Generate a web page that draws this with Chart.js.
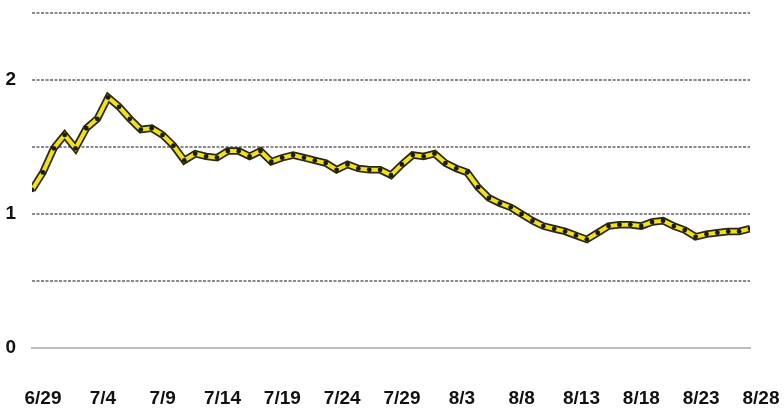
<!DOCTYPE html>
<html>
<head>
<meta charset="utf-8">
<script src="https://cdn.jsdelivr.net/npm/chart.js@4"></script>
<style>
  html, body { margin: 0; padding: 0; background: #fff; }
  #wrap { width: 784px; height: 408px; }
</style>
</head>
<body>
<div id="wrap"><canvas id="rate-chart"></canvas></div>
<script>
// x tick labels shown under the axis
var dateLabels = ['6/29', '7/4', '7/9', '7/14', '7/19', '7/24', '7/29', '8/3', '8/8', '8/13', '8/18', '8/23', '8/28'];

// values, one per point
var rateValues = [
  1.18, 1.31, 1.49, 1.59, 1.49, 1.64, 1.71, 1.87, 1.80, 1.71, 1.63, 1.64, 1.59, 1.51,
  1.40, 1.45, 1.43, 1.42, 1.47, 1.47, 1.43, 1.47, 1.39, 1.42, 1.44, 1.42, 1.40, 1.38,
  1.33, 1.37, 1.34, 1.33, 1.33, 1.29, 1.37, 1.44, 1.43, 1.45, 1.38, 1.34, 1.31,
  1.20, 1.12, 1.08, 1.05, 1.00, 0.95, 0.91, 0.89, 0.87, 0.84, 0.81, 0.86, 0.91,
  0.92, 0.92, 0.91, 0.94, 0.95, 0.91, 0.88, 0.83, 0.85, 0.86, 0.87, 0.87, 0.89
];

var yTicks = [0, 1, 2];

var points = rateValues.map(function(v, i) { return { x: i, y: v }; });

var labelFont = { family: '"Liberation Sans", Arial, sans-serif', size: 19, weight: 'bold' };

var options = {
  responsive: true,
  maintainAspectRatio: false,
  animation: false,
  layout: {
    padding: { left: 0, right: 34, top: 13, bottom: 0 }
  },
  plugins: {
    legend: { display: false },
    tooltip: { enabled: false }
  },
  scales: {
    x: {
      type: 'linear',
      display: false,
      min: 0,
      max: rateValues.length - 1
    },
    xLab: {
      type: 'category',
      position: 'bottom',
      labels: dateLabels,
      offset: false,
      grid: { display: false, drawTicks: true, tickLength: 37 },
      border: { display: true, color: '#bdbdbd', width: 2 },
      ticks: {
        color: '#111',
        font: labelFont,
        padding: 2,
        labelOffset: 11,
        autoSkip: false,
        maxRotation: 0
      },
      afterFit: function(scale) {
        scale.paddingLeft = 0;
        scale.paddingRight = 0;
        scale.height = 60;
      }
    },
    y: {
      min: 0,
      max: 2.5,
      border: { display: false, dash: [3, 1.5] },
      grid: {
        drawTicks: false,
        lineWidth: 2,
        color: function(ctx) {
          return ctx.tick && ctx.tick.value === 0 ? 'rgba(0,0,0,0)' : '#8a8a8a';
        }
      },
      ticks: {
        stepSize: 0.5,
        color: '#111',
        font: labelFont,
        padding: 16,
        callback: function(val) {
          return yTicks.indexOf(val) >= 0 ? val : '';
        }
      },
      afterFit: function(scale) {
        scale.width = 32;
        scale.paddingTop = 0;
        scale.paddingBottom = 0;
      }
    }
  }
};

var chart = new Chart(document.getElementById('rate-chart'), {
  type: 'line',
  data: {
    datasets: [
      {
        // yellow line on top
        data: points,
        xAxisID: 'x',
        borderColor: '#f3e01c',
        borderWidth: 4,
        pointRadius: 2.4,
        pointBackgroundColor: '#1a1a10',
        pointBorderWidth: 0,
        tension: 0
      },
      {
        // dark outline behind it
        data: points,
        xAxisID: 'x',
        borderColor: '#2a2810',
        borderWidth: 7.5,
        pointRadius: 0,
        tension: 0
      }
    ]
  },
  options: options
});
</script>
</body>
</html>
=======
**GOAL OF THE EXERCISE**. Images should not appear in the copy; retype the listing above exactly.

**RESULT FOR THIS TASK**.
Generate a web page that draws this with Chart.js.
<!DOCTYPE html>
<html>
<head>
<meta charset="utf-8">
<script src="https://cdn.jsdelivr.net/npm/chart.js@4"></script>
<style>
  html, body { margin: 0; padding: 0; background: #fff; }
  #wrap { width: 784px; height: 408px; }
</style>
</head>
<body>
<div id="wrap"><canvas id="rate-chart"></canvas></div>
<script>
// x tick labels shown under the axis
var dateLabels = ['6/29', '7/4', '7/9', '7/14', '7/19', '7/24', '7/29', '8/3', '8/8', '8/13', '8/18', '8/23', '8/28'];

// values, one per point
var rateValues = [
  1.18, 1.31, 1.49, 1.59, 1.49, 1.64, 1.71, 1.87, 1.80, 1.71, 1.63, 1.64, 1.59, 1.51,
  1.40, 1.45, 1.43, 1.42, 1.47, 1.47, 1.43, 1.47, 1.39, 1.42, 1.44, 1.42, 1.40, 1.38,
  1.33, 1.37, 1.34, 1.33, 1.33, 1.29, 1.37, 1.44, 1.43, 1.45, 1.38, 1.34, 1.31,
  1.20, 1.12, 1.08, 1.05, 1.00, 0.95, 0.91, 0.89, 0.87, 0.84, 0.81, 0.86, 0.91,
  0.92, 0.92, 0.91, 0.94, 0.95, 0.91, 0.88, 0.83, 0.85, 0.86, 0.87, 0.87, 0.89
];

var yTicks = [0, 1, 2];

var points = rateValues.map(function(v, i) { return { x: i, y: v }; });

var labelFont = { family: '"Liberation Sans", Arial, sans-serif', size: 19, weight: 'bold' };

var options = {
  responsive: true,
  maintainAspectRatio: false,
  animation: false,
  layout: {
    padding: { left: 0, right: 34, top: 13, bottom: 0 }
  },
  plugins: {
    legend: { display: false },
    tooltip: { enabled: false }
  },
  scales: {
    x: {
      type: 'linear',
      display: false,
      min: 0,
      max: rateValues.length - 1
    },
    xLab: {
      type: 'category',
      position: 'bottom',
      labels: dateLabels,
      offset: false,
      grid: { display: false, drawTicks: true, tickLength: 37 },
      border: { display: true, color: '#bdbdbd', width: 2 },
      ticks: {
        color: '#111',
        font: labelFont,
        padding: 2,
        labelOffset: 11,
        autoSkip: false,
        maxRotation: 0
      },
      afterFit: function(scale) {
        scale.paddingLeft = 0;
        scale.paddingRight = 0;
        scale.height = 60;
      }
    },
    y: {
      min: 0,
      max: 2.5,
      border: { display: false, dash: [3, 1.5] },
      grid: {
        drawTicks: false,
        lineWidth: 2,
        color: function(ctx) {
          return ctx.tick && ctx.tick.value === 0 ? 'rgba(0,0,0,0)' : '#8a8a8a';
        }
      },
      ticks: {
        stepSize: 0.5,
        color: '#111',
        font: labelFont,
        padding: 16,
        callback: function(val) {
          return yTicks.indexOf(val) >= 0 ? val : '';
        }
      },
      afterFit: function(scale) {
        scale.width = 32;
        scale.paddingTop = 0;
        scale.paddingBottom = 0;
      }
    }
  }
};

var chart = new Chart(document.getElementById('rate-chart'), {
  type: 'line',
  data: {
    datasets: [
      {
        // yellow line on top
        data: points,
        xAxisID: 'x',
        borderColor: '#f3e01c',
        borderWidth: 4,
        pointRadius: 2.4,
        pointBackgroundColor: '#1a1a10',
        pointBorderWidth: 0,
        tension: 0
      },
      {
        // dark outline behind it
        data: points,
        xAxisID: 'x',
        borderColor: '#2a2810',
        borderWidth: 7.5,
        pointRadius: 0,
        tension: 0
      }
    ]
  },
  options: options
});
</script>
</body>
</html>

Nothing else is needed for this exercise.